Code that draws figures
___
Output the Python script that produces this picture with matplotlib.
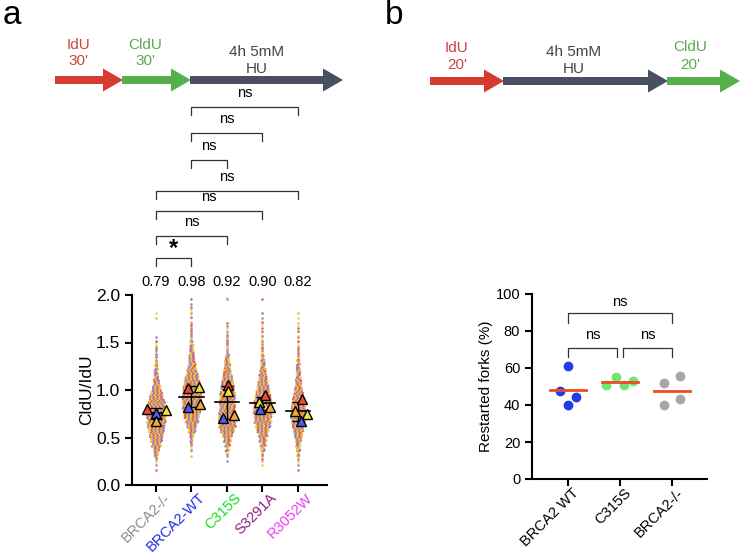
import numpy as np
from matplotlib import pyplot as plt
from matplotlib.transforms import ScaledTranslation

plt.rcParams['font.family'] = ['Liberation Sans', 'DejaVu Sans']

## DATA
# Panel a: fibre ratio distributions, counts of fibres per 0.05 bin
BIN_START = 0.15
BIN_W = 0.05
groups_a = ["BRCA2-/-", "BRCA2-WT", "C315S", "S3291A", "R3052W"]
group_colors_a = ["#8c8c8c", "#1c2de6", "#19e019", "#8a1f8a", "#f03cf0"]
counts_a = [
    [1, 2, 4, 8, 12, 18, 24, 28, 32, 36, 38, 40, 40, 38, 34, 28, 22, 16, 12, 9,
     7, 6, 5, 4, 3, 3, 2, 2, 1, 0, 0, 0, 1, 1, 0, 0, 0, 0],
    [0, 0, 0, 1, 3, 4, 5, 8, 14, 20, 26, 32, 36, 38, 40, 40, 38, 36, 32, 28,
     22, 18, 14, 11, 9, 7, 6, 5, 4, 3, 3, 2, 2, 2, 2, 1, 1, 0],
    [0, 0, 1, 3, 6, 10, 14, 20, 28, 34, 36, 36, 34, 32, 32, 32, 30, 28, 24, 20,
     16, 13, 11, 9, 6, 4, 4, 3, 3, 2, 2, 1, 0, 0, 0, 0, 2, 0],
    [0, 1, 2, 4, 7, 10, 14, 18, 24, 30, 34, 36, 38, 38, 36, 32, 28, 24, 20, 16,
     13, 10, 8, 6, 5, 4, 4, 3, 3, 2, 2, 2, 1, 1, 0, 0, 1, 0],
    [1, 2, 3, 5, 7, 9, 12, 16, 20, 24, 28, 30, 30, 28, 26, 22, 18, 14, 12, 10,
     8, 7, 6, 5, 4, 3, 2, 2, 2, 2, 2, 1, 1, 1, 0, 0, 0, 0],
]
# replicate means (red, yellow, blue, orange)
rep_means_a = [
    [0.80, 0.79, 0.76, 0.67],
    [1.02, 1.03, 0.82, 0.85],
    [1.05, 0.99, 0.71, 0.74],
    [0.95, 0.87, 0.80, 0.82],
    [0.91, 0.75, 0.67, 0.78],
]
medians_a = ["0.79", "0.98", "0.92", "0.90", "0.82"]
# comparisons (group i, group j, label)
comparisons_a = [(1, 4, "ns"), (1, 3, "ns"), (1, 2, "ns"), (0, 4, "ns"),
                 (0, 3, "ns"), (0, 2, "ns"), (0, 1, "*")]

# Panel b: restarted forks
groups_b = ["BRCA2 WT", "C315S", "BRCA2-/-"]
values_b = [
    [61.3, 47.6, 44.5, 39.8],
    [51.0, 55.0, 51.0, 53.0],
    [51.7, 55.7, 40.0, 43.4],
]
comparisons_b = [(0, 2, "ns"), (0, 1, "ns"), (1, 2, "ns")]

## STYLE / LAYOUT
rep_colors = ["#e9584f", "#e6d444", "#8080f0", "#f5b347"]
tri_colors = ["#e84a3c", "#f0e23c", "#4f5cf0", "#f2a83a"]
tri_dx = [
    [-0.25, 0.28, 0.0, 0.0],
    [-0.09, 0.21, -0.09, 0.23],
    [0.03, 0.03, -0.11, 0.20],
    [0.06, -0.11, -0.08, 0.20],
    [0.10, 0.25, 0.08, -0.08],
]
dot_colors_b = ["#1f3de6", "#6fe66f", "#a6a6a6"]
dot_dx_b = [
    [0.0, -0.15, 0.15, 0.0],
    [-0.27, -0.08, 0.08, 0.25],
    [-0.15, 0.15, -0.15, 0.15],
]
DX = 0.054
ARROW_RED = "#d63b30"
ARROW_GREEN = "#55b04a"
ARROW_GRAY = "#4a4e62"


def swarm(ax, xc, counts):
    k = 0
    for b, n in enumerate(counts):
        if n == 0:
            continue
        y0 = BIN_START + b * BIN_W
        for r in range(4):
            m = n // 4 + (1 if r < n % 4 else 0)
            if m == 0:
                continue
            yy = y0 + (r + 0.5) * BIN_W / 4
            shift = 0.5 * DX if (r % 2 and m > 1) else 0.0
            xs = xc + (np.arange(m) - (m - 1) / 2) * DX + shift
            cols = [rep_colors[(k + j * 3 + b) % 4] for j in range(m)]
            k += m
            ax.scatter(xs, np.full(m, yy), s=3.2, c=cols, linewidths=0, zorder=2)


def bracket(ax, x1, x2, y, leg, label, ly, **kw):
    ax.plot([x1, x1, x2, x2], [y - leg, y, y, y - leg], color="#333333",
            lw=0.9, clip_on=False)
    ax.text((x1 + x2) / 2, ly, label, ha="center", va="center",
            clip_on=False, **kw)


def style_axes(ax):
    for s in ["top", "right"]:
        ax.spines[s].set_visible(False)
    for s in ["left", "bottom"]:
        ax.spines[s].set_linewidth(1.5)
    ax.tick_params(width=1.5, length=5)


def shift_labels(fig, labels, dx_pt, dy_pt):
    off = ScaledTranslation(dx_pt / 72, dy_pt / 72, fig.dpi_scale_trans)
    for lab in labels:
        lab.set_transform(lab.get_transform() + off)


def main():
    fig = plt.figure(figsize=(7.41, 5.54), dpi=100)

    # ---- panel a ----
    ax = fig.add_axes([132 / 741, 1 - 485 / 554, 195 / 741, 190 / 554])
    style_axes(ax)
    for i, counts in enumerate(counts_a):
        swarm(ax, i, counts)
        m = np.mean(rep_means_a[i])
        sd = np.std(rep_means_a[i], ddof=1)
        ax.plot([i - 0.34, i + 0.34], [m, m], color="k", lw=1.2, zorder=3)
        ax.errorbar(i, m, yerr=sd, color="k", lw=1.0, capsize=4,
                    capthick=1.0, zorder=3)
        for v, dx, c in zip(rep_means_a[i], tri_dx[i], tri_colors):
            ax.plot(i + dx, v, marker="^", ms=6.5, mfc=c, mec="k", mew=1.0,
                    ls="none", zorder=4)

    ax.set_xlim(-0.676, 4.817)
    ax.set_ylim(0, 2.0)
    ax.set_yticks([0, 0.5, 1.0, 1.5, 2.0])
    ax.set_yticklabels(["0.0", "0.5", "1.0", "1.5", "2.0"], fontsize=12.5)
    ax.set_ylabel("CldU/IdU", fontsize=12.5, labelpad=1)
    ax.set_xticks(range(len(groups_a)))
    ax.set_xticklabels(groups_a, rotation=45, ha="right",
                       rotation_mode="anchor", fontsize=10.5)
    ax.tick_params(axis="x", pad=0)
    for lab, c in zip(ax.get_xticklabels(), group_colors_a):
        lab.set_color(c)
    shift_labels(fig, ax.get_xticklabels(), 5, 1)

    # medians above the plot
    for i, t in enumerate(medians_a):
        ax.text(i, 2.137, t, ha="center", va="center", fontsize=10.5,
                clip_on=False)

    # significance brackets (y in axis units, stacked upward)
    levels = [3.979, 3.705, 3.421, 3.095, 2.884, 2.621, 2.389]
    for (i, j, lab), yb in zip(comparisons_a, levels):
        if lab == "*":
            bracket(ax, i, j, yb, 0.084, lab, yb + 0.10, fontsize=17,
                    fontweight="bold")
        else:
            bracket(ax, i, j, yb, 0.084, lab, yb + 0.15, fontsize=10.5)

    # ---- panel b ----
    bx = fig.add_axes([532 / 741, 1 - 479 / 554, 175 / 741, 185 / 554])
    style_axes(bx)
    for i, vals in enumerate(values_b):
        bx.plot(np.array(dot_dx_b[i]) + i, vals, "o", ms=6, color=dot_colors_b[i],
                ls="none", zorder=2)
        m = np.mean(vals)
        bx.plot([i - 0.34, i + 0.34], [m, m], color="#f04a22", lw=2.0, zorder=3)
    bx.set_xlim(-0.692, 2.673)
    bx.set_ylim(0, 100)
    bx.set_yticks([0, 20, 40, 60, 80, 100])
    bx.tick_params(axis="y", labelsize=10.5)
    bx.set_ylabel("Restarted forks (%)", fontsize=11, labelpad=2)
    bx.set_xticks(range(len(groups_b)))
    bx.set_xticklabels(groups_b, rotation=45, ha="right",
                       rotation_mode="anchor", fontsize=10.5)
    bx.tick_params(axis="x", pad=0)
    shift_labels(fig, bx.get_xticklabels(), 3, 0)

    bracket(bx, 0, 2, 89.7, 5.4, "ns", 95.7, fontsize=10.5)
    bracket(bx, 0, 0.94, 70.8, 5.0, "ns", 77.8, fontsize=10.5)
    bracket(bx, 1.06, 2, 70.8, 5.0, "ns", 77.8, fontsize=10.5)

    # ---- overlay in pixel units: panel letters and protocol arrows ----
    ov = fig.add_axes([0, 0, 1, 1])
    ov.set_xlim(0, 741)
    ov.set_ylim(554, 0)
    ov.axis("off")

    def arrow(x1, x2, y, color):
        ov.arrow(x1, y, x2 - x1, 0, width=8, head_width=23, head_length=20,
                 length_includes_head=True, color=color, lw=0)

    def label(x, y1, y2, t1, t2, color):
        ov.text(x, y1, t1, ha="center", va="center", fontsize=11, color=color)
        ov.text(x, y2, t2, ha="center", va="center", fontsize=11, color=color)

    ov.text(12, 15, "a", ha="center", va="center", fontsize=24)
    arrow(55, 123, 80, ARROW_RED)
    arrow(122, 191, 80, ARROW_GREEN)
    arrow(190, 343, 80, ARROW_GRAY)
    label(78, 45, 61, "IdU", "30'", "#c9463a")
    label(145, 45, 61, "CldU", "30'", "#5aaa4e")
    label(257, 52, 69, "4h 5mM", "HU", "#444444")

    ov.text(394, 15, "b", ha="center", va="center", fontsize=24)
    arrow(430, 504, 81, ARROW_RED)
    arrow(503, 668, 81, ARROW_GRAY)
    arrow(667, 740, 81, ARROW_GREEN)
    label(457, 48, 65, "IdU", "20'", "#c9463a")
    label(574, 52, 69, "4h 5mM", "HU", "#444444")
    label(690, 47, 65, "CldU", "20'", "#5aaa4e")

    fig.savefig("out.png", dpi=100)


if __name__ == "__main__":
    main()
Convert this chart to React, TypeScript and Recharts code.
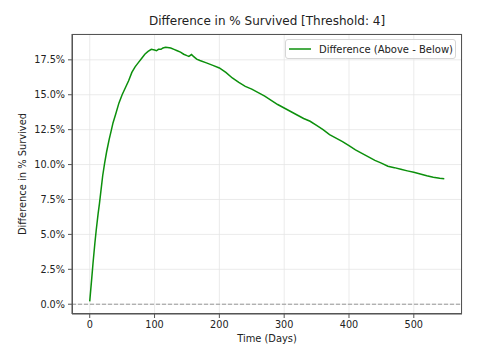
___
Work instructions: Return nothing but the lines running from the start of the data to the line with "plt.rcParams['font.family'] = ['Liberation", please, both ends included and no pictures.

Correct output:
Output the Python script that produces this picture with matplotlib.
import numpy as np
from matplotlib import pyplot as plt
from matplotlib.transforms import ScaledTranslation

plt.rcParams['font.family'] = ['Liberation Sans', 'DejaVu Sans']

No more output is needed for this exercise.